Achieving GM Level Strength Without Calculation

DeepMind's latest paper about chess

Google's DeepMind, the creators of AlphaZero, have written another paper about machine learning applied to chess. But this time it had nothing to do with AlphaZero. Instead it was about a chess engine achieving GM level strength without calculating any moves ahed.

I knew that LC0 is very strong on only 1 node (which means that it only evaluates the current position and doesn't look ahead), so I wasn't surprised that it's possible to create an engine without a search that reaches grandmaster strength. However, I was quite surprised by the way that DeepMind did it.

How it Works

Their goal was to show that a complex algorithm, like the evaluations of Stockfish, can be replicated by a neural network.

In order to achieve that level of play, they downloaded 10 million games played on Lichess and extracted every position from them. Then they evaluated every legal move of every position with Stockfish 16 for 50 milliseconds. This resulted in over 15 billion evaluations (which would have taken roughly 8680 days of unparallelized Stockfish evaluation time!). Their model was trained on 530 million pairs of positions with their best move according to Stockfish.

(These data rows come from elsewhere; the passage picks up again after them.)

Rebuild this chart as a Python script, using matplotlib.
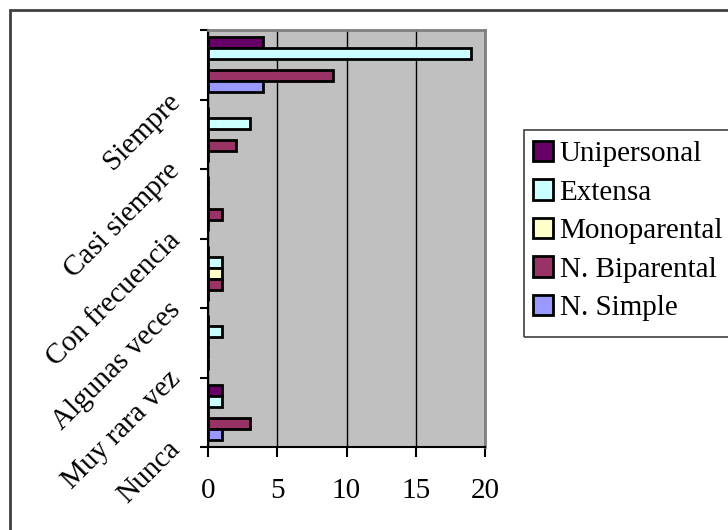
import numpy as np
import matplotlib
matplotlib.use("Agg")
from matplotlib import pyplot as plt
from matplotlib import transforms
from matplotlib.patches import Rectangle, Patch

categories = ["Siempre", "Casi siempre", "Con frecuencia", "Algunas veces", "Muy rara vez", "Nunca"]
series_names = ["Unipersonal", "Extensa", "Monoparental", "N. Biparental", "N. Simple"]
unipersonal = [4, 0, 0, 0, 0, 1]
extensa = [19, 3, 0, 1, 1, 1]
monoparental = [0, 0, 0, 1, 0, 0]
biparental = [9, 2, 1, 1, 0, 3]
simple = [4, 0, 0, 0, 0, 1]
series_values = [unipersonal, extensa, monoparental, biparental, simple]
colors = ["#660066", "#CCFFFF", "#FFFFCC", "#993366", "#9999FF"]
x_ticks = [0, 5, 10, 15, 20]

plt.rcParams["font.family"] = ["Liberation Serif", "DejaVu Serif"]
FS = 21

fig = plt.figure(figsize=(7.28, 5.30), dpi=100)
fig.patch.set_facecolor("white")
# outer chart border (clipped at right/bottom like the original)
fig.patches.append(Rectangle((10 / 728, -0.1), 1.2, 1 - 10 / 530 + 0.1, transform=fig.transFigure,
                             fill=False, edgecolor="#404040", linewidth=2))
# legend frame, drawn by hand (runs off the right edge)
fig.patches.append(Rectangle((524 / 728, 1 - 337 / 530), 0.5, 207 / 530, transform=fig.transFigure,
                             fill=False, edgecolor="#404040", linewidth=1.2))

ax = fig.add_axes([208 / 728, 1 - 447 / 530, 277 / 728, 417 / 530])
ax.set_facecolor("#C0C0C0")

n_groups = len(categories)
bar_h = 0.158
y = np.arange(n_groups)
for j, (name, vals, c) in enumerate(zip(series_names, series_values, colors)):
    ax.barh(y + (j - 2) * bar_h, vals, height=bar_h, color=c, edgecolor="black",
            linewidth=2, label=name, zorder=3)

ax.set_xlim(0, 20)
ax.set_ylim(n_groups - 0.5, -0.5)
ax.set_xticks(x_ticks)
ax.set_xticklabels([str(t) for t in x_ticks], fontsize=FS)
ax.xaxis.grid(True, color="black", linewidth=1, zorder=1)
ax.set_axisbelow(True)

ax.set_yticks(np.arange(n_groups + 1) - 0.5)
ax.set_yticklabels([])
ax.tick_params(axis="y", length=6, width=1.5, color="black", direction="out")
ax.tick_params(axis="x", length=7, width=1.5, color="black", direction="out", pad=15)

for s in ["top", "right"]:
    ax.spines[s].set_color("#808080")
    ax.spines[s].set_linewidth(2)
for s in ["left", "bottom"]:
    ax.spines[s].set_color("black")
    ax.spines[s].set_linewidth(1.5)

trans = transforms.blended_transform_factory(ax.transAxes, ax.transData)
for i, cat in enumerate(categories):
    ax.text(-0.115, i + 0.47, cat, transform=trans, rotation=45, ha="right", va="center",
            rotation_mode="anchor", fontsize=FS)

handles = [Patch(facecolor=c, edgecolor="black", linewidth=2) for c in colors]
leg = fig.legend(handles, series_names, loc="upper left", bbox_to_anchor=(533 / 728, 1 - 141 / 530),
                 fontsize=FS, frameon=False, handlelength=0.68, handleheight=0.68,
                 handletextpad=0.23, labelspacing=0.42, borderpad=0, borderaxespad=0)

fig.savefig("out.png", dpi=100)
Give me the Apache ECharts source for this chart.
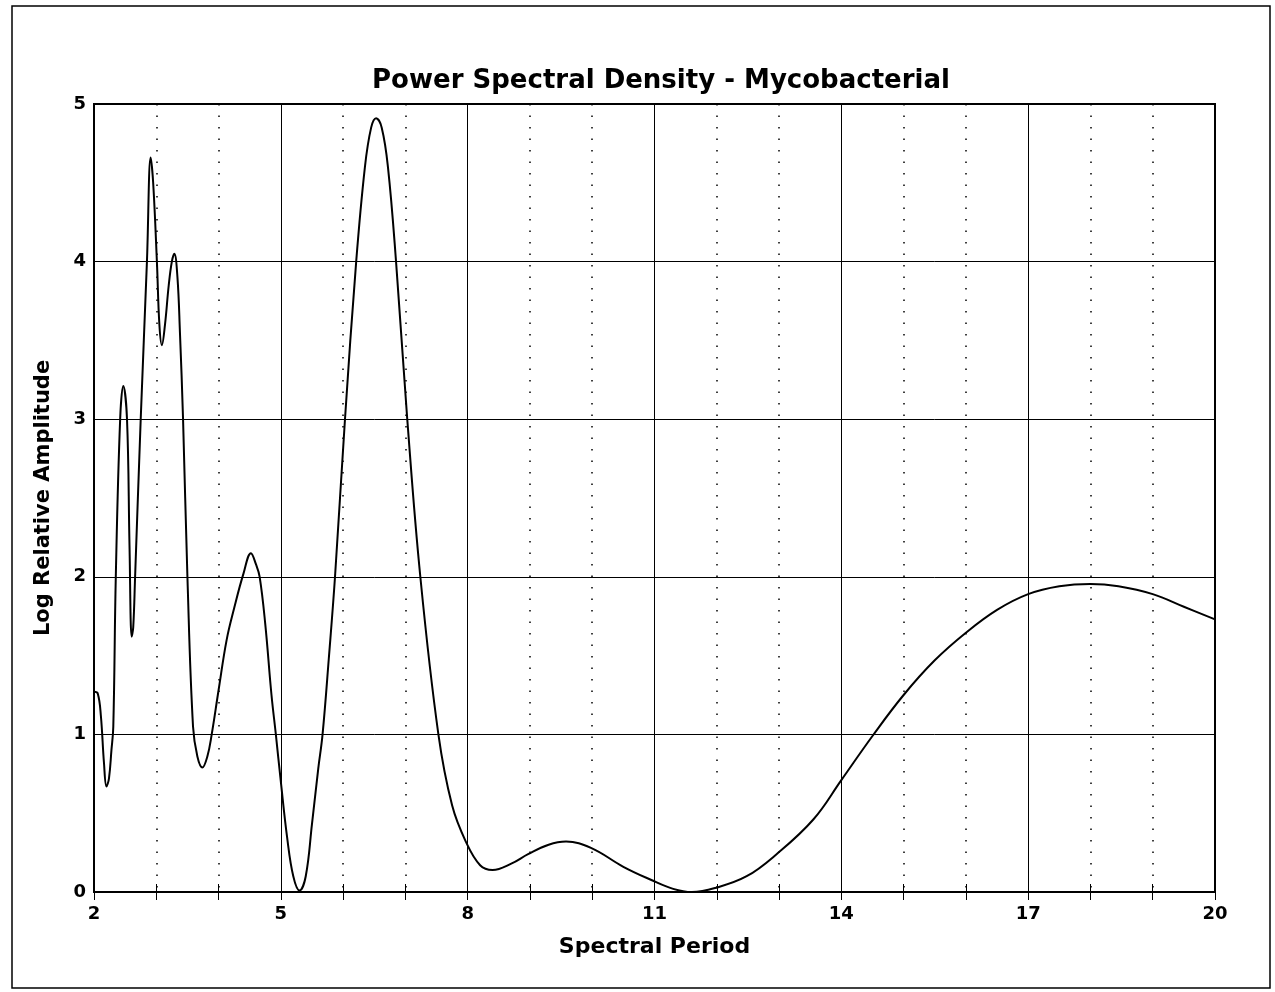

The model then uses these pairs in order to learn what move is best in any given position. This is trivial, if the position has appeared in the training dataset, but the point is that the model should be able to generalize the information it was fed and perform well in positions it has never seen before.

DeepMind achieved that and the model reached about grandmaster level in blitz games.

Results

Games

The engine was tested by playing games on Lichess against other bots and human players. Against bots, their search-less engine reached a rating of 2299 and against humans a whopping 2895!

They explain the discrepancy by the fact that the two rating pools are probably quite different and that other bots are way more punishing when it comes to tactical oversights, which can easily happen with an engine that isn't calculating. Also the engine has some issues converting completely winning games, so bots might safe a draw from a hopeless position, where human players would have resigned much earlier.

Puzzles

They also tested the performance of their engine on Lichess puzzles of different ratings. They compared their model to Stockfish 16 with a time limit of 50 ms (so the version used to train the model), the value network of AlphaZero trained on 44 million games and GPT-3.5-turbo-instruct. Below is their graph of the performance of these different programs on 10.000 Lichess puzzles.

Puzzle performance of the different engines

Games by the Engine

At the end of the paper, the team has added 7 games played by the engine, which you can find in this Lichess study.

You can also check out GM Matthew Sadler's video on Youtube if you want his thoughts about some of the games and the engine itself.

According to the paper, the engine plays aggressively and likes to sacrifice material for long-term compensation. It also disagrees sometimes with the evaluations from Stockfish and makes some tactical mistakes.

Finally, note that the goal of the paper wasn't to create the strongest chess engine possible. Instead, it was to show that a complex algorithm, like the evaluation of Stockfish, can be replicated by a feed-forward neural network.